Загвоздка и причина двусмыслицы взаимоисключающих подчас заветов, черпаемых из Рембо вот уже столетие с лишним, состоят, однако, в том, что он же был и первым из развенчавших философию «алхимического» письма как опасное самообольщение.
Уже в «Озарениях» мелькают догадки о каверзном подвохе, таящемся в соперничестве колдовских чар с действительным распорядком вещей: обманчивой подмене искомой переделки жизни перестройкой собственного жизневиденья, ничего, по существу, не обновляющего, зато стократ усугубляющего разрыв между «похитителем огня» и обычными смертными, чьему благу он собирался послужить своим дерзанием. Оттого — то за «Озарениями» сразу же последовал (по другим предположениям — работу над ними перемежал) лихорадочный до надсадности, до яростной расправы со всем, чему он прежде поклонялся, самоотчет Рембо о хрупком блаженстве охоты за миражами и той муке, на какую он себя обрек, когда «признал священным расстройство своего разума», обратив душевную сумятицу в родник горячечного вдохновения. Рембо назвал эту единственную отправленную им самим в печать книжку — исповедь без околичностей — «Сквозь ад» (1873). Он поведал в ней начистоту «историю одного из безумств» — свою «веру в любое волшебство» и пробы «писать безмолвие, ночи, несказанное, головокружения», «приучать себя к простейшим галлюцинациям» и подкрепить ими «магические софизмы». Опустившись на самое дно своего умопомрачения, чтобы все в себе понять и очиститься, Рембо преисполнен решимости стряхнуть с себя морок, отправиться вскоре «через реки и горы славить новый труд и новую мудрость, изгнание тиранов и бесов, конец суеверий, чтобы приветствовать — среди первых — Рождество на земле».
Правда, эта умудренность труженика для самого Рембо, вчера еще «обладателя сверхъестественной мощи», теперь просто «вооруженного пылким терпением», в конце концов обернулась заработками в поте лица под солнцем пустынной Эфиопии — исход, который в последнем отрывке книги «Сквозь ад» глухо, но достаточно внятно предсказан: «Я! я — возомнивший себя магом и ангелом, превыше всякой морали, — я спустился на землю, снедаемый жаждой отыскать на ней мог долг — и заключить в объятия шершавую действительность. Пахарь!» («Прощание»).
Как только Рембо выяснил для себя, что лирическое чародейство не может удовлетворить его донельзя завышенных, «богоподобных» домогательств, а на меньшее он не был согласен, он охладел и к занятию, к которому был предназначен самой своей исключительной одаренностью. И вместо писательства принялся за дело и впрямь «шершавое» — заурядно торговое.

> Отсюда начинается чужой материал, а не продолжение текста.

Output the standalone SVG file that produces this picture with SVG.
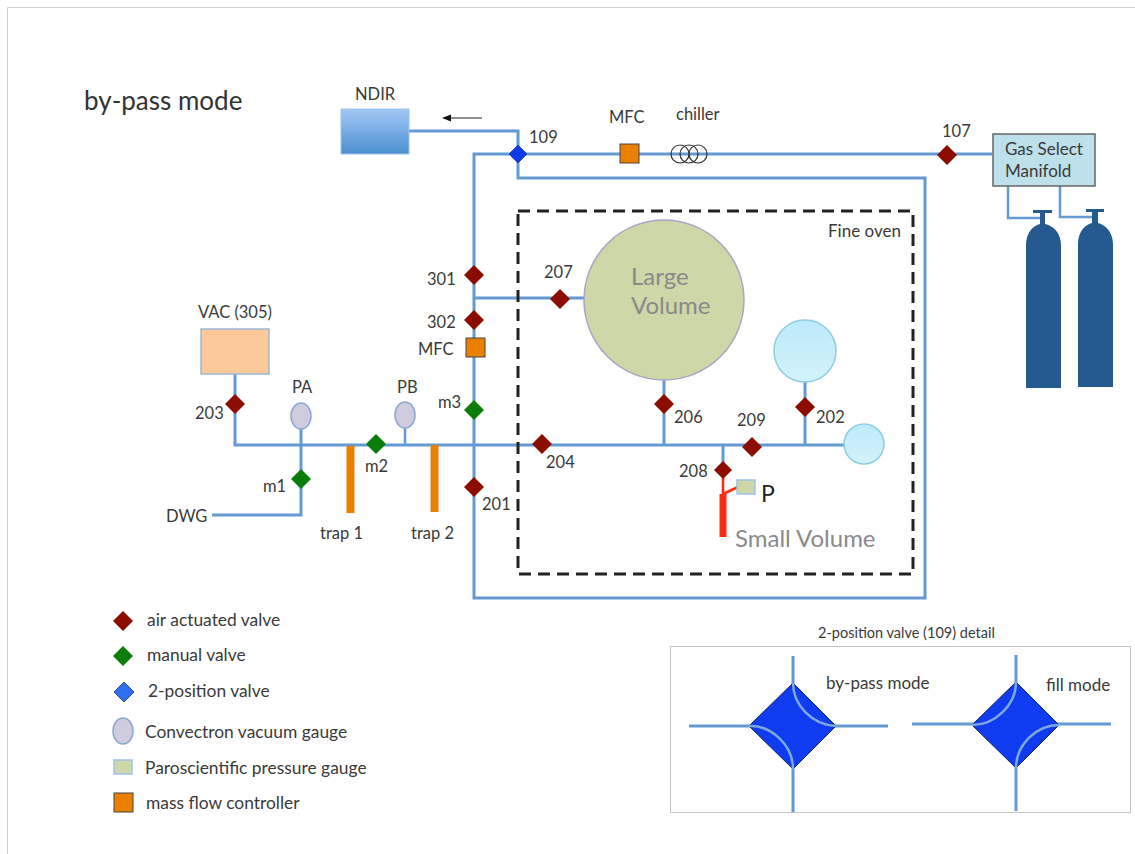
<svg xmlns="http://www.w3.org/2000/svg" width="1135" height="854" viewBox="0 0 1135 854">
<defs>
<linearGradient id="ndirG" x1="0" y1="0" x2="0" y2="1"><stop offset="0" stop-color="#a3c8f5"/><stop offset="1" stop-color="#4a8fd0"/></linearGradient>
<linearGradient id="sphG" x1="0" y1="0" x2="0" y2="1"><stop offset="0" stop-color="#bdeafa"/><stop offset="1" stop-color="#d3f2fb"/></linearGradient>
<polygon id="dia" points="0,-10 10,0 0,10 -10,0"/>
</defs>
<style>
text{font-family:Lato,"Open Sans",sans-serif;fill:#3a3a3a;font-size:16.5px}
.p{fill:none;stroke:#649ad2;stroke-width:3}
.ps{fill:none;stroke:#649ad2;stroke-width:2.500}
.a{fill:#8c0c00}
.m{fill:#0a7d0a}
.b{fill:#0f3cf0}
.mfc{fill:#ea7f00;stroke:#444;stroke-width:1}
.g{fill:#d0cce0;stroke:#8aa8d0;stroke-width:1.500}
.trap{fill:#ea7f00}
.cyl{fill:#255a90}
.arc{fill:none;stroke:#7da8da;stroke-width:2.500}
.big{font-size:24px;fill:#8a8a8a}
.mode{font-size:17px}
#legend text{font-size:17.400px}
</style>
<rect width="1135" height="854" fill="#fff"/>
<path d="M7.500 854V7.500H1135" fill="none" stroke="#cfcfcf"/>
<text x="84" y="110" style="font-size:26px;fill:#333">by-pass mode</text>
<g id="connectors">
<path class="p" d="M409 131H518V178H925V598H474V154H518M518 154H992"/>
<path class="p" d="M474 298H584"/>
<path class="p" d="M235 374V445H844"/>
<path class="p" d="M301 428V515H212"/>
<path class="ps" d="M405 428V445"/>
<path class="p" d="M664 372V445M805 380V445M723 445V470"/>
<path class="ps" d="M1008 186V218H1041M1060 186V217H1094"/>
<path d="M723 470V497" fill="none" stroke="#ff2a10" stroke-width="2.500"/>
<path d="M723 494L738 487" fill="none" stroke="#ff2a10" stroke-width="2.500"/>
<rect x="719.500" y="494" width="7" height="43" fill="#ff2a10"/>
<path d="M482 118H446" stroke="#222" stroke-width="1" fill="none"/>
<polygon points="442,118 451,114.500 451,121.500" fill="#111"/>
</g>
<g id="ndir"><rect x="341" y="109" width="68" height="45" fill="url(#ndirG)" stroke="#9cc4ea"/><text x="355" y="100">NDIR</text></g>
<g id="v109"><polygon points="518,145 527,154 518,163 509,154" class="b" stroke="#2a4a8a" stroke-width="1"/><text x="529" y="143">109</text></g>
<g id="mfc-top"><rect x="620" y="144" width="19" height="19" class="mfc"/><text x="609" y="123">MFC</text></g>
<g id="chiller" fill="none" stroke="#333" stroke-width="1.200"><circle cx="680" cy="154" r="9"/><circle cx="689" cy="154" r="9"/><circle cx="698" cy="154" r="9"/></g>
<text x="676" y="120">chiller</text>
<g id="v107"><use href="#dia" x="947" y="155" class="a"/><text x="942" y="137">107</text></g>
<g id="manifold"><rect x="993" y="134" width="102" height="52" fill="#bde0ea" stroke="#666" stroke-width="1.500"/><text x="1005" y="155" style="font-size:17px">Gas Select</text><text x="1005" y="177" style="font-size:17px">Manifold</text></g>
<g id="cyl1"><path class="cyl" d="M1026 388V245C1026 232 1034 225 1040 224V213H1033V210H1052V213H1045V224C1052 225 1061 232 1061 245V388Z"/></g>
<g id="cyl2"><path class="cyl" d="M1078 387V244C1078 231 1086 224 1092 223V212H1086V209H1104V212H1098V223C1104 224 1113 231 1113 244V387Z"/></g>
<g id="oven"><rect x="518" y="211" width="395" height="363" fill="none" stroke="#222" stroke-width="3" stroke-dasharray="12 7"/><text x="828" y="237" style="font-size:17px">Fine oven</text></g>
<g id="large"><circle cx="664" cy="300" r="80" fill="#cdd7a8" stroke="#a9a4c8" stroke-width="1.500"/><text x="631" y="285" class="big">Large</text><text x="631" y="314" class="big">Volume</text></g>
<g id="sph1"><circle cx="805" cy="351" r="31" fill="url(#sphG)" stroke="#8fcde0" stroke-width="1.500"/></g>
<g id="sph2"><circle cx="864" cy="444" r="20" fill="url(#sphG)" stroke="#8fcde0" stroke-width="1.500"/></g>
<g id="v301"><use href="#dia" x="474" y="275" class="a"/><text x="427" y="285">301</text></g>
<g id="v207"><use href="#dia" x="560" y="299" class="a"/><text x="544" y="278">207</text></g>
<g id="v302"><use href="#dia" x="474" y="320" class="a"/><text x="427" y="328">302</text></g>
<g id="mfc-mid"><rect x="466" y="338" width="19" height="19" class="mfc"/><text x="418" y="355">MFC</text></g>
<g id="m3"><use href="#dia" x="474" y="410" class="m"/><text x="438" y="408">m3</text></g>
<g id="v201"><use href="#dia" x="474" y="487" class="a"/><text x="482" y="510">201</text></g>
<g id="v204"><use href="#dia" x="542" y="444" class="a"/><text x="546" y="468">204</text></g>
<g id="v206"><use href="#dia" x="664" y="404" class="a"/><text x="674" y="423">206</text></g>
<g id="v209"><use href="#dia" x="752" y="447" class="a"/><text x="737" y="426">209</text></g>
<g id="v202"><use href="#dia" x="805" y="407" class="a"/><text x="816" y="423">202</text></g>
<g id="v208"><polygon points="723,461 732,470 723,479 714,470" class="a"/><text x="679" y="477">208</text></g>
<g id="pgauge"><rect x="737" y="480" width="18" height="14" fill="#cdd7a8" stroke="#9cc4ea" stroke-width="1.500"/><text x="761" y="502" style="font-size:23px;fill:#222">P</text></g>
<text x="735" y="547" class="big">Small Volume</text>
<g id="vac"><rect x="201" y="329" width="68" height="45" fill="#fdc99a" stroke="#9cb8d8" stroke-width="1.500"/><text x="198" y="318">VAC (305)</text></g>
<g id="v203"><use href="#dia" x="235" y="404" class="a"/><text x="195" y="419">203</text></g>
<g id="pa"><ellipse cx="301" cy="416" rx="10" ry="13" class="g"/><text x="292" y="393">PA</text></g>
<g id="pb"><ellipse cx="405" cy="415" rx="10" ry="13" class="g"/><text x="397" y="393">PB</text></g>
<g id="m1"><use href="#dia" x="301" y="479" class="m"/><text x="263" y="492">m1</text></g>
<g id="m2"><use href="#dia" x="376" y="444" class="m"/><text x="365" y="472">m2</text></g>
<text x="166" y="522">DWG</text>
<g id="trap1"><rect x="346.500" y="446" width="8" height="67" class="trap"/><text x="320" y="539">trap 1</text></g>
<g id="trap2"><rect x="430.500" y="445" width="8" height="67" class="trap"/><text x="411" y="539">trap 2</text></g>
<g id="legend">
<use href="#dia" x="123" y="621" class="a"/><text x="147" y="626">air actuated valve</text>
<use href="#dia" x="123" y="656" class="m"/><text x="147" y="661">manual valve</text>
<use href="#dia" x="124" y="692" fill="#2f6ff0" stroke="#2a4a8a"/><text x="148" y="697">2-position valve</text>
<ellipse cx="123" cy="731" rx="10" ry="13" class="g"/><text x="145" y="738">Convectron vacuum gauge</text>
<rect x="114" y="760" width="18" height="14" fill="#cdd7a8" stroke="#9cc4ea" stroke-width="1.500"/><text x="145" y="774">Paroscientific pressure gauge</text>
<rect x="114" y="793" width="19" height="19" class="mfc"/><text x="146" y="809">mass flow controller</text>
</g>
<g id="detail">
<text x="818" y="638" style="font-size:14.500px">2-position valve (109) detail</text>
<rect x="670.500" y="646.500" width="460" height="166" fill="none" stroke="#888" stroke-dasharray="1 1"/>
<g id="d1"><path class="p" d="M689 726H888M793 656V812"/><polygon points="793,683 836,726 793,769 749,726" fill="#0f3cf0" stroke="#102060" stroke-width="1"/><path class="arc" d="M793 683C793 705 812 725 836 726M749 726C771 725 793 745 793 769"/><text x="826" y="689" class="mode">by-pass mode</text></g>
<g id="d2"><path class="p" d="M912 724H1111M1016 655V811"/><polygon points="1016,682 1059,725 1016,768 972,725" fill="#0f3cf0" stroke="#102060" stroke-width="1"/><path class="arc" d="M1016 682C1016 705 995 725 972 725M1059 725C1036 725 1016 745 1016 768"/><text x="1046" y="691" class="mode">fill mode</text></g>
</g>
</svg>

Образотворческие открытия в приемах передачи приливов и отливов своей мятежной, смятенной внутренней жизни, сделанные им в разгар погони за недостижимой целью, для него самого были обесценены вместе с ее крушением и выкинуты в сердцах из памяти. Потомки предпочли не прислушиваться к ожесточившемуся Рембо, бережно распорядившись обломками дерзания этого подростка Икара, принявшего себя однажды за Прометея.
Рядом со спалившим себе крылья мятежником и бродягой Рембо изыскатель квадратуры метафизического круга на путях стихотворчества Стефан Малларме (1842–1898) — само долготерпеливое мастеровитое подвижничество. Запальчивость переустройства жизни ему скорее чужда, он — умосозерцатель, снедаемый страстью дознаться непреложного корня вещей или хотя бы намекнуть на него мудреными ухищрениями слов. Рембо вверял себя наитию, Малларме выверял малейший росчерк пера там, где у одного головокружения, у другого головоломки. И все — таки оба они — каждый по — своему — доводят до предельной, а то и тупиково — сверхпредельной завершенности тягу лирики «конца века» обернуться приключением духа в его споре — разрыве с выморочным несовершенством действительности и чаяниях припасть к «священным обетованиям» всего мыслимо совершенного.
Свои труды и дни Малларме смолоду завел так, чтобы житейские заботы ограничить отбыванием не слишком обременительных учительских обязанностей ради скромного семейного достатка. Особый — первосвященнический — ореол, окружающий Малларме в воспоминаниях о нем, объясняется не просто «апостольским рвением» (Луначарский) этого служителя словесности как дела эзотерического, требующего от своих исполнителей благочестивой истовости. Малларме действительно кристаллизовал в своей философии лирики и перековал в саму структуру письма распыленные в воздухе «конца века» умонастроения неудовлетворенности собой и всем вокруг себя, томительной смуты и жажды чего — то иного, беспримесно подлинного.